• EXERCISE DESCRIPTION: Repeat the data word for word. Do not include the pictures.

• DATASET:
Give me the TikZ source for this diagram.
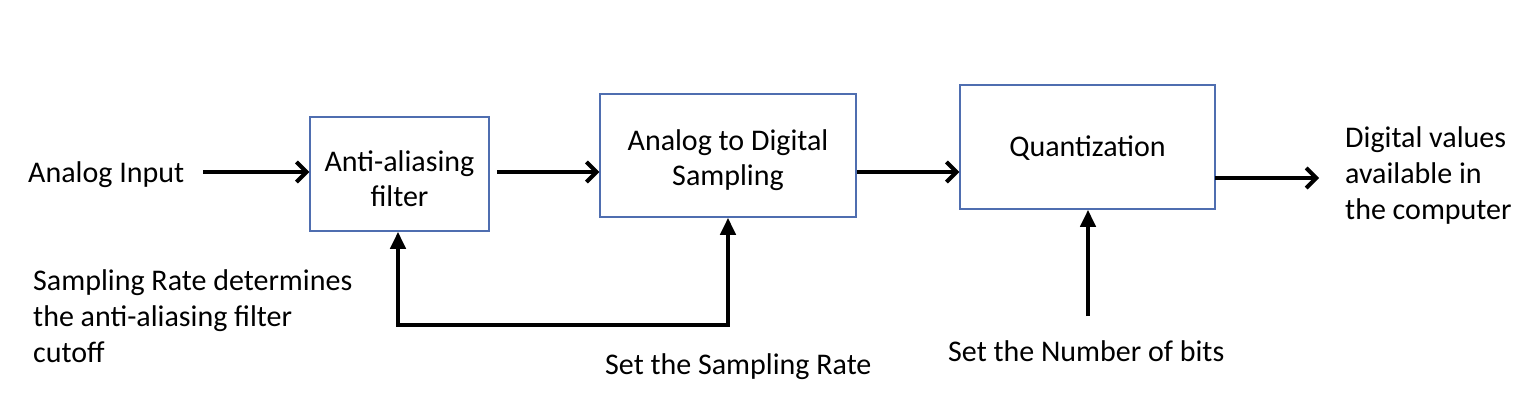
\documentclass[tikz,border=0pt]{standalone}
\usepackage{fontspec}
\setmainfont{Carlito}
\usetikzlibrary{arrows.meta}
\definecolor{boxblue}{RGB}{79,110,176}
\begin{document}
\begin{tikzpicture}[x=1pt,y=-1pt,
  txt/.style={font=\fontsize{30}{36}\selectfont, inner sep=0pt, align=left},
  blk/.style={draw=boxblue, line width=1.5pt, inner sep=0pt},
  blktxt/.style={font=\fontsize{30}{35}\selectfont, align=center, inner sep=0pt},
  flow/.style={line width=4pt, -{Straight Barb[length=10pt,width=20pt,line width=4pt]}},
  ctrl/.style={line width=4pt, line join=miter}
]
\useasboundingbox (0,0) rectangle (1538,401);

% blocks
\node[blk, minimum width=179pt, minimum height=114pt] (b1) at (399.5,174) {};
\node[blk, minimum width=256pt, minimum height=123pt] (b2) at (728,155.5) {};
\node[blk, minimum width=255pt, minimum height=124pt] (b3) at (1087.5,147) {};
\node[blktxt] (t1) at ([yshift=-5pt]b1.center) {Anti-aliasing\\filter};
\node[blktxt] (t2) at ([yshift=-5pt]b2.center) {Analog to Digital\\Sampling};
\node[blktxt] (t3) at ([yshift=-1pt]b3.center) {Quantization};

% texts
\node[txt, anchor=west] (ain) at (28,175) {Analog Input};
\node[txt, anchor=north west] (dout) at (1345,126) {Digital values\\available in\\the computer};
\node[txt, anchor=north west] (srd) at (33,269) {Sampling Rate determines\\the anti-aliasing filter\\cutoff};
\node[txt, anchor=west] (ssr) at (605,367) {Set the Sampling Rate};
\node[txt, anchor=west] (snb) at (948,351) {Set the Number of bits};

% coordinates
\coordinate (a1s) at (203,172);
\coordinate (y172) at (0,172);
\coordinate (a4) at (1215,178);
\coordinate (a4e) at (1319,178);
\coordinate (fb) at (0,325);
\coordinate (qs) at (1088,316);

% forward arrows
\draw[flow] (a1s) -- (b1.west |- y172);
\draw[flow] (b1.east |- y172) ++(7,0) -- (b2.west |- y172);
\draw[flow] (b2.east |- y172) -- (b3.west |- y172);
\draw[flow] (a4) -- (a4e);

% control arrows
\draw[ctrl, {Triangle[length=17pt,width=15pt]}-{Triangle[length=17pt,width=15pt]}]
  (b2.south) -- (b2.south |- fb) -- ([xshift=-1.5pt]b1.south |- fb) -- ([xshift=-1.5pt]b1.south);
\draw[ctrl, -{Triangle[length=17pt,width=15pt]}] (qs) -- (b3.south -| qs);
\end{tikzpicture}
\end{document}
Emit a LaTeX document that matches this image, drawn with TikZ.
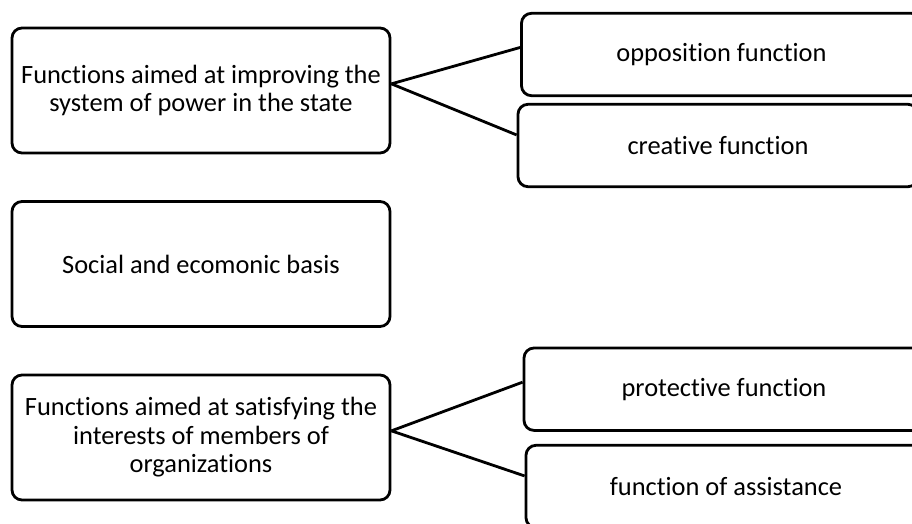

• EXERCISE SOLUTION:
Give me the TikZ source for this diagram.
\documentclass[tikz,border=0pt]{standalone}
\usepackage{fontspec}
\setmainfont{Carlito}
\usetikzlibrary{arrows.meta}
\definecolor{boxblue}{RGB}{79,110,176}
\begin{document}
\begin{tikzpicture}[x=1pt,y=-1pt,
  txt/.style={font=\fontsize{30}{36}\selectfont, inner sep=0pt, align=left},
  blk/.style={draw=boxblue, line width=1.5pt, inner sep=0pt},
  blktxt/.style={font=\fontsize{30}{35}\selectfont, align=center, inner sep=0pt},
  flow/.style={line width=4pt, -{Straight Barb[length=10pt,width=20pt,line width=4pt]}},
  ctrl/.style={line width=4pt, line join=miter}
]
\useasboundingbox (0,0) rectangle (1538,401);

% blocks
\node[blk, minimum width=179pt, minimum height=114pt] (b1) at (399.5,174) {};
\node[blk, minimum width=256pt, minimum height=123pt] (b2) at (728,155.5) {};
\node[blk, minimum width=255pt, minimum height=124pt] (b3) at (1087.5,147) {};
\node[blktxt] (t1) at ([yshift=-5pt]b1.center) {Anti-aliasing\\filter};
\node[blktxt] (t2) at ([yshift=-5pt]b2.center) {Analog to Digital\\Sampling};
\node[blktxt] (t3) at ([yshift=-1pt]b3.center) {Quantization};

% texts
\node[txt, anchor=west] (ain) at (28,175) {Analog Input};
\node[txt, anchor=north west] (dout) at (1345,126) {Digital values\\available in\\the computer};
\node[txt, anchor=north west] (srd) at (33,269) {Sampling Rate determines\\the anti-aliasing filter\\cutoff};
\node[txt, anchor=west] (ssr) at (605,367) {Set the Sampling Rate};
\node[txt, anchor=west] (snb) at (948,351) {Set the Number of bits};

% coordinates
\coordinate (a1s) at (203,172);
\coordinate (y172) at (0,172);
\coordinate (a4) at (1215,178);
\coordinate (a4e) at (1319,178);
\coordinate (fb) at (0,325);
\coordinate (qs) at (1088,316);

% forward arrows
\draw[flow] (a1s) -- (b1.west |- y172);
\draw[flow] (b1.east |- y172) ++(7,0) -- (b2.west |- y172);
\draw[flow] (b2.east |- y172) -- (b3.west |- y172);
\draw[flow] (a4) -- (a4e);

% control arrows
\draw[ctrl, {Triangle[length=17pt,width=15pt]}-{Triangle[length=17pt,width=15pt]}]
  (b2.south) -- (b2.south |- fb) -- ([xshift=-1.5pt]b1.south |- fb) -- ([xshift=-1.5pt]b1.south);
\draw[ctrl, -{Triangle[length=17pt,width=15pt]}] (qs) -- (b3.south -| qs);
\end{tikzpicture}
\end{document}
Emit a LaTeX document that matches this image, drawn with TikZ.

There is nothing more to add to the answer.